Chalabala builds up this last scene with growing passion 
          as the couple finally unite in love. For Neumann they are Pelléas 
          and Mélisande-like figures, no less passionate yet also helpless. 
          This scene is deeply moving in both interpretations and each conductor 
          has singers to match his conception. 
        
 
        
So, to sum up, with Chalabala this is the story of 
          Rusalka alone, of her desire for human love and passion, of her inability 
          to obtain it and the tragic consequences. The various scenes with the 
          Witch, the Gamekeeper and the Turnspit, not to speak of all the festivities 
          at the castle are, as it were, a pictorial backdrop to Rusalka’s story. 
          For Neumann, Rusalka’s quest is doomed to failure because of all the 
          adverse forces pitted against her. So in his vision, what for Chalabala 
          is a mere backdrop, is raised to the level of a protagonist. If Chalabala 
          may seem incomparable in those very aspects of the opera for which it 
          is most loved, he can give the impression that much else is just agreeable 
          time-filling. (The fact that he died only a couple of months after finishing 
          the recording may have something to do with its valedictory air; was 
          his health already deteriorating?). Under Neumann the opera appears 
          as an integrated whole. It is a more “modern”, perhaps more “Mahlerian” 

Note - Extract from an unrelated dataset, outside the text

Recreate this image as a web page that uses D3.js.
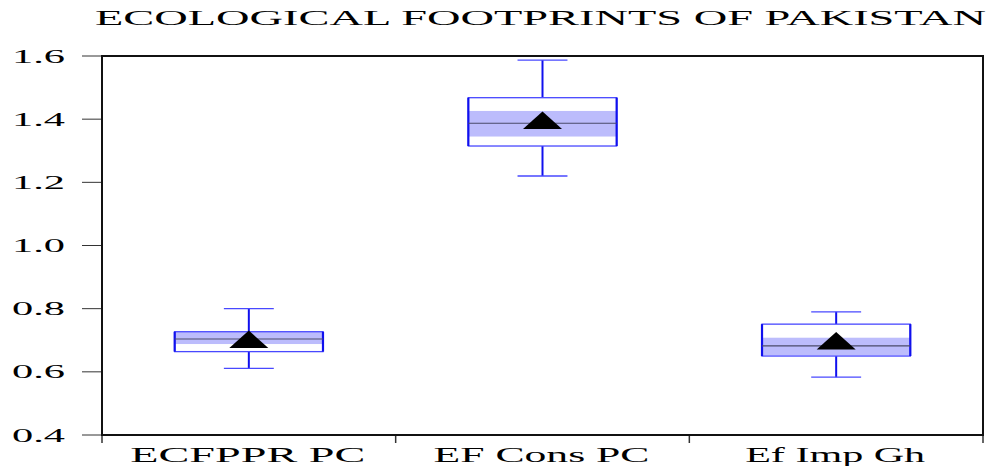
<!DOCTYPE html>
<html><head><meta charset="utf-8">
<script src="https://cdn.jsdelivr.net/npm/d3@7"></script>
<style>body{margin:0;background:#fff}svg{display:block}</style>
</head><body>
<script>
const categories = ["ECFPPR PC", "EF Cons PC", "Ef Imp Gh"];
const whiskerLow = [0.611, 1.220, 0.583];
const q1 = [0.664, 1.315, 0.650];
const median = [0.704, 1.387, 0.682];
const q3 = [0.727, 1.468, 0.751];
const whiskerHigh = [0.800, 1.587, 0.790];
const mean = [0.702, 1.396, 0.698];
const ciLow = [0.688, 1.345, 0.652];
const ciHigh = [0.727, 1.426, 0.708];
const yTicks = [0.4, 0.6, 0.8, 1.0, 1.2, 1.4, 1.6];
const title = "ECOLOGICAL FOOTPRINTS OF PAKISTAN";

const W = 989, H = 466;
const m = {left: 102, right: 6, top: 56, bottom: 31};
const svg = d3.select("body").append("svg").attr("width", W).attr("height", H);

const x = d3.scaleBand().domain(categories).range([m.left, W - m.right]).padding(0);
const y = d3.scaleLinear().domain([0.4, 1.6]).range([H - m.bottom, m.top]);

const serif = "'Liberation Serif','Times New Roman',serif";

// title
svg.append("text").attr("x", 95).attr("y", 25)
  .attr("textLength", 891).attr("lengthAdjust", "spacingAndGlyphs")
  .style("font-family", serif).style("font-size", "20px").attr("fill", "#000")
  .text(title);

// y axis ticks and labels
const yAxis = svg.append("g");
yAxis.selectAll("line").data(yTicks).join("line")
  .attr("x1", 82).attr("x2", m.left).attr("y1", d => y(d)).attr("y2", d => y(d))
  .attr("stroke", "#333").attr("stroke-width", 1);
yAxis.selectAll("text").data(yTicks).join("text")
  .attr("x", 12).attr("y", d => y(d) + 6.5)
  .attr("textLength", 53).attr("lengthAdjust", "spacingAndGlyphs")
  .style("font-family", serif).style("font-size", "19px").attr("fill", "#000")
  .text(d => d.toFixed(1));

// x axis ticks (band boundaries) and labels
const bounds = categories.map(c => x(c)).concat([x(categories[2]) + x.bandwidth()]);
svg.append("g").selectAll("line").data(bounds).join("line")
  .attr("x1", d => d).attr("x2", d => d).attr("y1", y(0.4)).attr("y2", y(0.4) + 8)
  .attr("stroke", "#333").attr("stroke-width", 1.5);
const labelW = [235, 216, 180];
svg.append("g").selectAll("text").data(categories).join("text")
  .attr("x", (d, i) => x(d) + x.bandwidth() / 2 - labelW[i] / 2 - 1)
  .attr("y", 462)
  .attr("textLength", (d, i) => labelW[i]).attr("lengthAdjust", "spacingAndGlyphs")
  .style("font-family", serif).style("font-size", "21px").attr("fill", "#000")
  .text(d => d);

// boxes
const boxW = x.bandwidth() * 0.505;
const capW = x.bandwidth() * 0.17;
const g = svg.append("g");
categories.forEach((c, i) => {
  const cx = x(c) + x.bandwidth() / 2;
  const bx = cx - boxW / 2;
  // whiskers
  g.append("line").attr("x1", cx).attr("x2", cx).attr("y1", y(q3[i])).attr("y2", y(whiskerHigh[i]))
    .attr("stroke", "#1010ee").attr("stroke-width", 2);
  g.append("line").attr("x1", cx).attr("x2", cx).attr("y1", y(q1[i])).attr("y2", y(whiskerLow[i]))
    .attr("stroke", "#1010ee").attr("stroke-width", 2);
  [whiskerHigh[i], whiskerLow[i]].forEach(v => {
    g.append("line").attr("x1", cx - capW / 2).attr("x2", cx + capW / 2).attr("y1", y(v)).attr("y2", y(v))
      .attr("stroke", "#4848ff").attr("stroke-width", 1.3);
  });
  // box white fill
  g.append("rect").attr("x", bx).attr("y", y(q3[i])).attr("width", boxW).attr("height", y(q1[i]) - y(q3[i]))
    .attr("fill", "#fff");
  // CI shading
  g.append("rect").attr("x", bx).attr("y", y(ciHigh[i])).attr("width", boxW).attr("height", y(ciLow[i]) - y(ciHigh[i]))
    .attr("fill", "#bcbcfc");
  // box outline horizontals
  g.append("rect").attr("x", bx).attr("y", y(q3[i])).attr("width", boxW).attr("height", y(q1[i]) - y(q3[i]))
    .attr("fill", "none").attr("stroke", "#4848ff").attr("stroke-width", 1.3);
  // box sides thicker
  [bx, bx + boxW].forEach(sx => {
    g.append("line").attr("x1", sx).attr("x2", sx).attr("y1", y(q3[i])).attr("y2", y(q1[i]))
      .attr("stroke", "#1010ee").attr("stroke-width", 2.2);
  });
  // median
  g.append("line").attr("x1", bx).attr("x2", bx + boxW).attr("y1", y(median[i])).attr("y2", y(median[i]))
    .attr("stroke", "#4a4a6a").attr("stroke-width", 1.2);
  // mean triangle
  const my = y(mean[i]);
  g.append("path")
    .attr("d", `M${cx},${my - 9} L${cx + 19.5},${my + 8.5} L${cx - 19.5},${my + 8.5} Z`)
    .attr("fill", "#000");
});

// frame
svg.append("rect").attr("x", m.left).attr("y", m.top)
  .attr("width", W - m.right - m.left).attr("height", H - m.bottom - m.top)
  .attr("fill", "none").attr("stroke", "#111").attr("stroke-width", 2);
</script>
</body></html>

          interpretation. Chalabala has a stronger Rusalka but Beňačková 
          comes into her own in the third act. Neumann’s Prince is a weakness 
          but Chalabala’s is not exactly a strength. With 
          equal honours for the Watersprite and certain minor, but important, 
          parts notably superior with Neumann (Ježibaba, the foreign Princess) 
          as well as warmer, more spacious recording (but if it’s state-of-the-art 
          sound you’re after you’ll want Mackerras), the 
          scales would seem to be tipped very slightly in favour of Neumann. Strange. 
          I set about my comparisons convinced I was going to find in Chalabala 
          the stick with which to beat Neumann, but that I would prefer Beňačková’s 
          Rusalka. It has been a salutary experience to have to revise 
          my views so completely. However, the Chalabala does represent an incredible 
          bargain, since it is on two budget price CDs as opposed to three more 
          expensive ones (and to think that originally the Neumann gained because 
          it was on three LPs instead of Chalabala’s four!). Timed at 158’ 00" 
          the Neumann could presumably never be squeezed onto two CDs – it would 
          mean snipping the opera exactly in the middle without regard for the 
          musical sense. And Mackerras, at 162’ 58", is longer still. The 
          Rahbari is on two CDs. 
        
 
        
The Chalabala set comes with a good essay in four languages, 
          notes on the performers and, in a second booklet which I didn’t 
          find till I had reached the second CD, is the libretto, also in four 
          languages. The same translation has been doing yeoman’s service for 
          both recordings over the last forty years; it’s a bit stilted (as my 
          examples may have shown) but it’ll do. This is a recording which instilled 
          in me a love for the opera which has so far not died; at this cheap 
          price it will surely do the same for many new listeners.